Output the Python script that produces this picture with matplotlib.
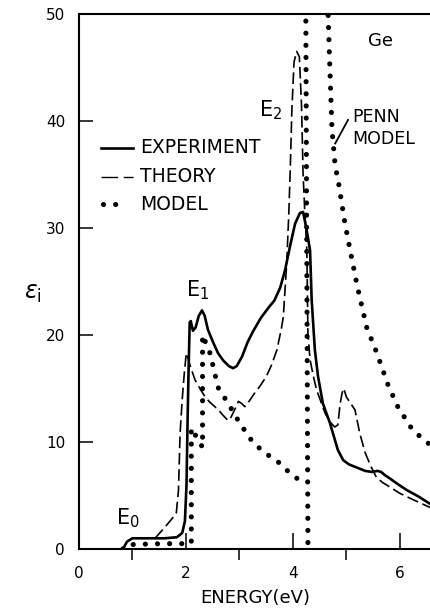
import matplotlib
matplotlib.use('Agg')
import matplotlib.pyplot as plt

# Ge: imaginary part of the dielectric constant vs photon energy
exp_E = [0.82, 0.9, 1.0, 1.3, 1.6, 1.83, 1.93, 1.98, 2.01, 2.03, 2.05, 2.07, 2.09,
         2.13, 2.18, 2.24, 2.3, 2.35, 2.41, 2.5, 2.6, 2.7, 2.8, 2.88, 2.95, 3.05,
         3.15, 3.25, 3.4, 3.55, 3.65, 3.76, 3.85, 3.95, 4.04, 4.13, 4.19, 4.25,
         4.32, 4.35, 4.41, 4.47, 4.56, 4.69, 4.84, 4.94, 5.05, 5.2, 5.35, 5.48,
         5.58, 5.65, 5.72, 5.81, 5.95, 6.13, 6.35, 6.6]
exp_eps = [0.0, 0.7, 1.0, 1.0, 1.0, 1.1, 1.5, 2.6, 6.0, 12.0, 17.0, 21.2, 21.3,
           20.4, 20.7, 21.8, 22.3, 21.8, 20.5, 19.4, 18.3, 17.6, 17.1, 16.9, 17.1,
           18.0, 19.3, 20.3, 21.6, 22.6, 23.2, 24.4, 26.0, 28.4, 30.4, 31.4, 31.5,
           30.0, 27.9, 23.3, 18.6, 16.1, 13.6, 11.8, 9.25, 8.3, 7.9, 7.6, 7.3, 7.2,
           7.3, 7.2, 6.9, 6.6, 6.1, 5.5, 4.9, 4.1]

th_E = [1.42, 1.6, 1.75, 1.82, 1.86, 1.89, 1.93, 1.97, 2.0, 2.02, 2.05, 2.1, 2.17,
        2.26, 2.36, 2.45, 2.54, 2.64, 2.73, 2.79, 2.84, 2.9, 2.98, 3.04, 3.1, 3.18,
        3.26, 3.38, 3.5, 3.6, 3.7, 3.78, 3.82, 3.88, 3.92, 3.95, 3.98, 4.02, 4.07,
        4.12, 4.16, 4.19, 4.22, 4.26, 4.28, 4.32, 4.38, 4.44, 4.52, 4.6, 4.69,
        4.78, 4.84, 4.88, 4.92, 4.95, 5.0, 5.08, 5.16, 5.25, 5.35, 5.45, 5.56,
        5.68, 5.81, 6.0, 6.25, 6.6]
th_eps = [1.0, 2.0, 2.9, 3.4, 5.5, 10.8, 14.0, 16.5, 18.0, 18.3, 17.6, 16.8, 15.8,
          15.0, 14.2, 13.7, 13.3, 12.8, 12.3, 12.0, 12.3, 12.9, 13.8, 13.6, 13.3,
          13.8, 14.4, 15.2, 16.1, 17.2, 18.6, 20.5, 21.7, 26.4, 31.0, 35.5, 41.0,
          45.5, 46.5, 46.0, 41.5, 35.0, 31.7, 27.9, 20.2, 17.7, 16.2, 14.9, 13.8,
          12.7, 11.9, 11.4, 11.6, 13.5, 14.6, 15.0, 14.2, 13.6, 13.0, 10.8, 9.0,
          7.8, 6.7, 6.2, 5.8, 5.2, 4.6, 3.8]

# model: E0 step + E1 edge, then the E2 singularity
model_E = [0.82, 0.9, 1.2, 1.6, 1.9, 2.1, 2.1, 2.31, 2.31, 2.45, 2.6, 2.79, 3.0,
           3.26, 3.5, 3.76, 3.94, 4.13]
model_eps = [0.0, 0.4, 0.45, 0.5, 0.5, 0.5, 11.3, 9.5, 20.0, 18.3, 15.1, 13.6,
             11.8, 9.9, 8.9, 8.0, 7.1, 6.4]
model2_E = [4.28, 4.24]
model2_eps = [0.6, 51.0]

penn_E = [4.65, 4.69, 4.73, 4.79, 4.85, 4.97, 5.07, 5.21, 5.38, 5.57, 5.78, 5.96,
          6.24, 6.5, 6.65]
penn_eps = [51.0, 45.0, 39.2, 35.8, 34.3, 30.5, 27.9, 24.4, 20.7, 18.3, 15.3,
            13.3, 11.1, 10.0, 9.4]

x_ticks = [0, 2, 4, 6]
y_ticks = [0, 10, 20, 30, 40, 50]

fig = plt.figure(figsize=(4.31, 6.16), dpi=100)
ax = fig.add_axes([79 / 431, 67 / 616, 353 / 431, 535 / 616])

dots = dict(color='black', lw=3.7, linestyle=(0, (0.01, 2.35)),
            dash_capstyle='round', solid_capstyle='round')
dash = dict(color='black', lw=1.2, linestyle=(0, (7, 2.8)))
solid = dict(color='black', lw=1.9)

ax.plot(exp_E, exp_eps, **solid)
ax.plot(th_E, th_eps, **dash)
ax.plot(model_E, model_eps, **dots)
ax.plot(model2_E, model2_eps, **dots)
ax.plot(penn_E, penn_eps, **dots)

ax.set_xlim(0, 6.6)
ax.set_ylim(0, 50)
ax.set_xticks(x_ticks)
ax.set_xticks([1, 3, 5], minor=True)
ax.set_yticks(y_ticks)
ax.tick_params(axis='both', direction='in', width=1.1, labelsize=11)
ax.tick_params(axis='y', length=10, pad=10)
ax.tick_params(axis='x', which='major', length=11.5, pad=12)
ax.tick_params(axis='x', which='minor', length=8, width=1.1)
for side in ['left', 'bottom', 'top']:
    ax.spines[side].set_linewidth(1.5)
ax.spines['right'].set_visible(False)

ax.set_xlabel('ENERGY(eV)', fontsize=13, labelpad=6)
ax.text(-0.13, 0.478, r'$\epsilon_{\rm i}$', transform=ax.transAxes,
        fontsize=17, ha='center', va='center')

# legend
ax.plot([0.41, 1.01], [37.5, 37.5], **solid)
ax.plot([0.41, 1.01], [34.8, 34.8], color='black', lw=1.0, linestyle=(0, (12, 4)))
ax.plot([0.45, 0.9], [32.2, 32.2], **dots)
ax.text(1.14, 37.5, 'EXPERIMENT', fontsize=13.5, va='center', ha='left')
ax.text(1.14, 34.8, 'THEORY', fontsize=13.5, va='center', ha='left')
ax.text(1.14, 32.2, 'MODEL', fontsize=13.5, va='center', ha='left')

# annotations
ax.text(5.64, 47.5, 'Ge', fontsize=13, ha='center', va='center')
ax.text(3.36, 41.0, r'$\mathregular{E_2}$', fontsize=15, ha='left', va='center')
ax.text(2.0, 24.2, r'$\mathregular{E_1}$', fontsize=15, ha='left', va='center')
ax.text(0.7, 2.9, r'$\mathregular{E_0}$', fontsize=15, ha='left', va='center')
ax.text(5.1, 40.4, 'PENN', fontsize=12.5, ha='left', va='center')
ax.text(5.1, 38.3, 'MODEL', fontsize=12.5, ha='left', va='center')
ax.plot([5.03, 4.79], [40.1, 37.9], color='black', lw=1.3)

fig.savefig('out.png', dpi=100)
· · · ·
## SET PROBLEM
Only the lines from the start of the material through the line containing "7.3, 7.2, 6.9, 6.6, 6.1, 5.5, 4.9, 4.1]" should be transcribed. Pictures stay out.

## COMPLETE RESPONSE
Output the Python script that produces this picture with matplotlib.
import matplotlib
matplotlib.use('Agg')
import matplotlib.pyplot as plt

# Ge: imaginary part of the dielectric constant vs photon energy
exp_E = [0.82, 0.9, 1.0, 1.3, 1.6, 1.83, 1.93, 1.98, 2.01, 2.03, 2.05, 2.07, 2.09,
         2.13, 2.18, 2.24, 2.3, 2.35, 2.41, 2.5, 2.6, 2.7, 2.8, 2.88, 2.95, 3.05,
         3.15, 3.25, 3.4, 3.55, 3.65, 3.76, 3.85, 3.95, 4.04, 4.13, 4.19, 4.25,
         4.32, 4.35, 4.41, 4.47, 4.56, 4.69, 4.84, 4.94, 5.05, 5.2, 5.35, 5.48,
         5.58, 5.65, 5.72, 5.81, 5.95, 6.13, 6.35, 6.6]
exp_eps = [0.0, 0.7, 1.0, 1.0, 1.0, 1.1, 1.5, 2.6, 6.0, 12.0, 17.0, 21.2, 21.3,
           20.4, 20.7, 21.8, 22.3, 21.8, 20.5, 19.4, 18.3, 17.6, 17.1, 16.9, 17.1,
           18.0, 19.3, 20.3, 21.6, 22.6, 23.2, 24.4, 26.0, 28.4, 30.4, 31.4, 31.5,
           30.0, 27.9, 23.3, 18.6, 16.1, 13.6, 11.8, 9.25, 8.3, 7.9, 7.6, 7.3, 7.2,
           7.3, 7.2, 6.9, 6.6, 6.1, 5.5, 4.9, 4.1]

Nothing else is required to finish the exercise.